Request →
For the data that follows, report how many lines contain the word "with", and nothing else.

Items →
------------------------------------------------

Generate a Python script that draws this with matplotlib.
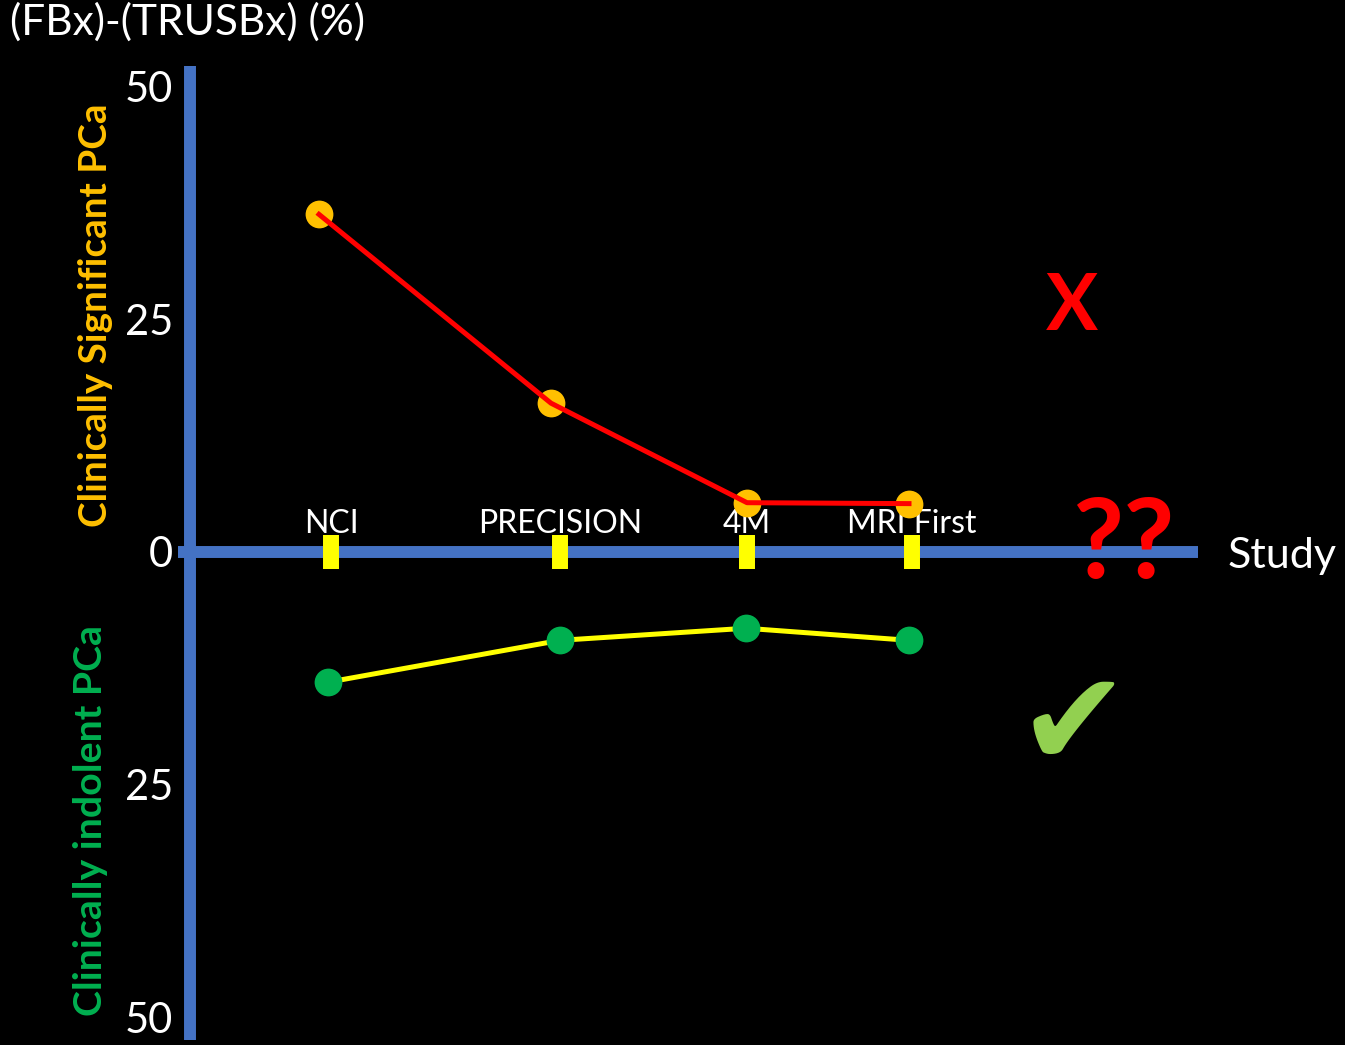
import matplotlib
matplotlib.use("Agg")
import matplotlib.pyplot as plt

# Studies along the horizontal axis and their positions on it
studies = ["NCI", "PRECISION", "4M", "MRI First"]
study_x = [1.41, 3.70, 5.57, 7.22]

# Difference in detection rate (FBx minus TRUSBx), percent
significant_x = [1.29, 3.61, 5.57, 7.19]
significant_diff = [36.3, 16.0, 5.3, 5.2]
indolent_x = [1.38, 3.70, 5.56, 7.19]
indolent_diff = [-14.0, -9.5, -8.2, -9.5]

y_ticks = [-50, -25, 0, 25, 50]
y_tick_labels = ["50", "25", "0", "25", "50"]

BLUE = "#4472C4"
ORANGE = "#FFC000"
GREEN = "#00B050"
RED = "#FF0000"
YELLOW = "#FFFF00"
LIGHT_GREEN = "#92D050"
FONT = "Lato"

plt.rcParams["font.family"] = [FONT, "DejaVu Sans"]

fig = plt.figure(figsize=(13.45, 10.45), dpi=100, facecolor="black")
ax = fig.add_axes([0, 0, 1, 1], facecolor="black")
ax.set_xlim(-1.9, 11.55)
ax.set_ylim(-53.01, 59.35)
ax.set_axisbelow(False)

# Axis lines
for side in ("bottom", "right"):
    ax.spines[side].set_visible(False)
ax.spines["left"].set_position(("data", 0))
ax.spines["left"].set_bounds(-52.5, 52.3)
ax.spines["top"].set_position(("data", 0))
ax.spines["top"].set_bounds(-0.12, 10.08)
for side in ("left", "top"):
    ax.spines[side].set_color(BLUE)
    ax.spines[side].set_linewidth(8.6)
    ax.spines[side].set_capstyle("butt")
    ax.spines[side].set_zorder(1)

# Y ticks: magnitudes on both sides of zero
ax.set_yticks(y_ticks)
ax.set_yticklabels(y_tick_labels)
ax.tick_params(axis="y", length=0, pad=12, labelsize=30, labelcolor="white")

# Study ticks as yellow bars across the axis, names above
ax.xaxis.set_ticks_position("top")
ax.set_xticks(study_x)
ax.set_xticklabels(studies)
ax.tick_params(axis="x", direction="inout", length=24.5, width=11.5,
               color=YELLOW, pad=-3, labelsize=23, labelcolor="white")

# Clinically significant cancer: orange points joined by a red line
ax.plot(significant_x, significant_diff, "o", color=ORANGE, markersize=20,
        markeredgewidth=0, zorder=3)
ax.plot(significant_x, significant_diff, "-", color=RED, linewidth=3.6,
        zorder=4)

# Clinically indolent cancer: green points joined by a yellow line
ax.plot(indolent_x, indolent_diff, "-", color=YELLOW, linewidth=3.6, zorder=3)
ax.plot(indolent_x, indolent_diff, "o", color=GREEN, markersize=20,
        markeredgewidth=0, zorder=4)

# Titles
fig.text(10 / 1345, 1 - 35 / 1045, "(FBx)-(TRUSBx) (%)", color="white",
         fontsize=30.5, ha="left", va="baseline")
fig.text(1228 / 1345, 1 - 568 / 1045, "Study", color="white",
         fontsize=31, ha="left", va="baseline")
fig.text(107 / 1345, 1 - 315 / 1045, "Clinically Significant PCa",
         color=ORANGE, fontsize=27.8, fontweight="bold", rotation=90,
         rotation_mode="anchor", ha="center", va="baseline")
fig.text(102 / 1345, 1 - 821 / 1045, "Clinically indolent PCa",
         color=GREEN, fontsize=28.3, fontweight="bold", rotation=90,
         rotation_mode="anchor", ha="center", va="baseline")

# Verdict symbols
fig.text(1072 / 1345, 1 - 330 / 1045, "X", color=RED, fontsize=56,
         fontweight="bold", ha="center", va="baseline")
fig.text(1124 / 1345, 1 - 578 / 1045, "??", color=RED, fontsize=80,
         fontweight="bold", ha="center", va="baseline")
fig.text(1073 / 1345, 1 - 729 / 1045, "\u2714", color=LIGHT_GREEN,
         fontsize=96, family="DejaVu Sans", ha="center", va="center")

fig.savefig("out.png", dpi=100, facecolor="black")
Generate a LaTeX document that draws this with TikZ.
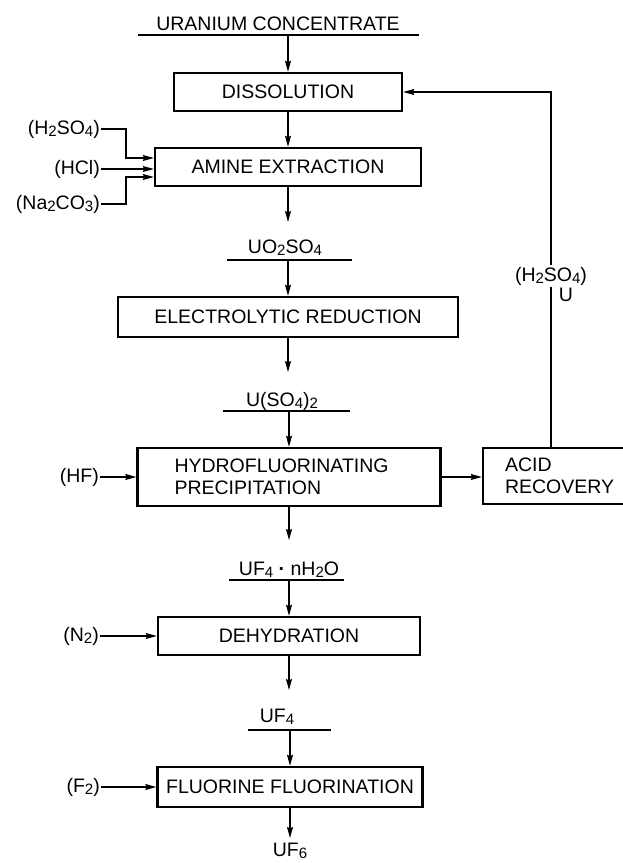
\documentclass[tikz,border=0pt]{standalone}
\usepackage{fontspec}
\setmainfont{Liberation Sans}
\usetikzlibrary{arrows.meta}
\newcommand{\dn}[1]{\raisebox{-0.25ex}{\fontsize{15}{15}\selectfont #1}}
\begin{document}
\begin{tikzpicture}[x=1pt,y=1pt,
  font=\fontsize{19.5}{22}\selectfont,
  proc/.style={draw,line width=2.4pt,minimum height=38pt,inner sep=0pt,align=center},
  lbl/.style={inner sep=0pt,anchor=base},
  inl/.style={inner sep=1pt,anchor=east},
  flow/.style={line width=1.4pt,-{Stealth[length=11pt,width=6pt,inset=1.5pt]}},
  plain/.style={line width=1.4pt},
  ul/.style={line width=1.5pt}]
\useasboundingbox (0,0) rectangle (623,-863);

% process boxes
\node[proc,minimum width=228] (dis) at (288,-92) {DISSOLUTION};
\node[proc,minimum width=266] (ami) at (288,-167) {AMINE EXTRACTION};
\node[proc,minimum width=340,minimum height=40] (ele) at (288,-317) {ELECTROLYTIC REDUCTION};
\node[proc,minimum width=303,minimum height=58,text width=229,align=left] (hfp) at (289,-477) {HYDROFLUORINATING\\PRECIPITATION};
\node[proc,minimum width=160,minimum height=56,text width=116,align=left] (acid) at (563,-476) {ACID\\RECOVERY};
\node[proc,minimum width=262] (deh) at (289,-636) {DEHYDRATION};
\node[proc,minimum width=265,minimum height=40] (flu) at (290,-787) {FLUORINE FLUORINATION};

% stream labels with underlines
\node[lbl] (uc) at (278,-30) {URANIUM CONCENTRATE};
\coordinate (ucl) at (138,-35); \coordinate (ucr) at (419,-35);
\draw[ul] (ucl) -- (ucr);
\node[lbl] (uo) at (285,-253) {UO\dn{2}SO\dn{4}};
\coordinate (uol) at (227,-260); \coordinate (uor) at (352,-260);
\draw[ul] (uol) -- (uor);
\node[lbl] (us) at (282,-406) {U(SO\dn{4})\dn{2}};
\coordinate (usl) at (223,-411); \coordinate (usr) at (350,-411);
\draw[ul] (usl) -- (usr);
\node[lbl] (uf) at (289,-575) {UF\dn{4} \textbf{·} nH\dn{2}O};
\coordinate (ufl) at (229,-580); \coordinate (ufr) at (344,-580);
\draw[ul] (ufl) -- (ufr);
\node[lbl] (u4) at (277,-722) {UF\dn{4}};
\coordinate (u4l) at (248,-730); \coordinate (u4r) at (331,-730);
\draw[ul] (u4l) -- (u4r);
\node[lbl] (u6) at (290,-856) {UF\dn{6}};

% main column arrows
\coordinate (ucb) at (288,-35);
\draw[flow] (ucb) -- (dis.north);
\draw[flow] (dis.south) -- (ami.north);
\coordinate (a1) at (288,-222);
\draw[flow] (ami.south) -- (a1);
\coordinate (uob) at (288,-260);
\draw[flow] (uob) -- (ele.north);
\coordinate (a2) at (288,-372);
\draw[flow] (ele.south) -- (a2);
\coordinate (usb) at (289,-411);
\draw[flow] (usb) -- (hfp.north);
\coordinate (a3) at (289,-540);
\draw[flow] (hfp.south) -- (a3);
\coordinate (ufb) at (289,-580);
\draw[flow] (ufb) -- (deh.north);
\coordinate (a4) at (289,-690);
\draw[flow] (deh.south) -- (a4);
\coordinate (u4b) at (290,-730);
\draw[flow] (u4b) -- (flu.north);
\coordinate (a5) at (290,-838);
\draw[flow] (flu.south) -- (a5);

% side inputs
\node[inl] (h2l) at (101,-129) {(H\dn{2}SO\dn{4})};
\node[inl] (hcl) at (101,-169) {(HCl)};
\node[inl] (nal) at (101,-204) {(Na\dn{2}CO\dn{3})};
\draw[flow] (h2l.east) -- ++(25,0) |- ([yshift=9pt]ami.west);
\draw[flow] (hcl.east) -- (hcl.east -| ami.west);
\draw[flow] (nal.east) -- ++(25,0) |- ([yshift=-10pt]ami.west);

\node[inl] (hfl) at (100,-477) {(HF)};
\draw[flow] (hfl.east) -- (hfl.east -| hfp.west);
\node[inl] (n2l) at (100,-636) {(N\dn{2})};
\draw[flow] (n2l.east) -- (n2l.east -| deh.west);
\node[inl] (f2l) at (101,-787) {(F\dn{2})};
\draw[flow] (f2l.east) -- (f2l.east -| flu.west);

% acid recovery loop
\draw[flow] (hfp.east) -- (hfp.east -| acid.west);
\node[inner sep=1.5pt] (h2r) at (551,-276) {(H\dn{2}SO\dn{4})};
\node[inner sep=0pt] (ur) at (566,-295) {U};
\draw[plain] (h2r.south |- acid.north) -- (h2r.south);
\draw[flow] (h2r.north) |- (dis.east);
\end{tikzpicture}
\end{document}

------------------------------------------------

Result →
3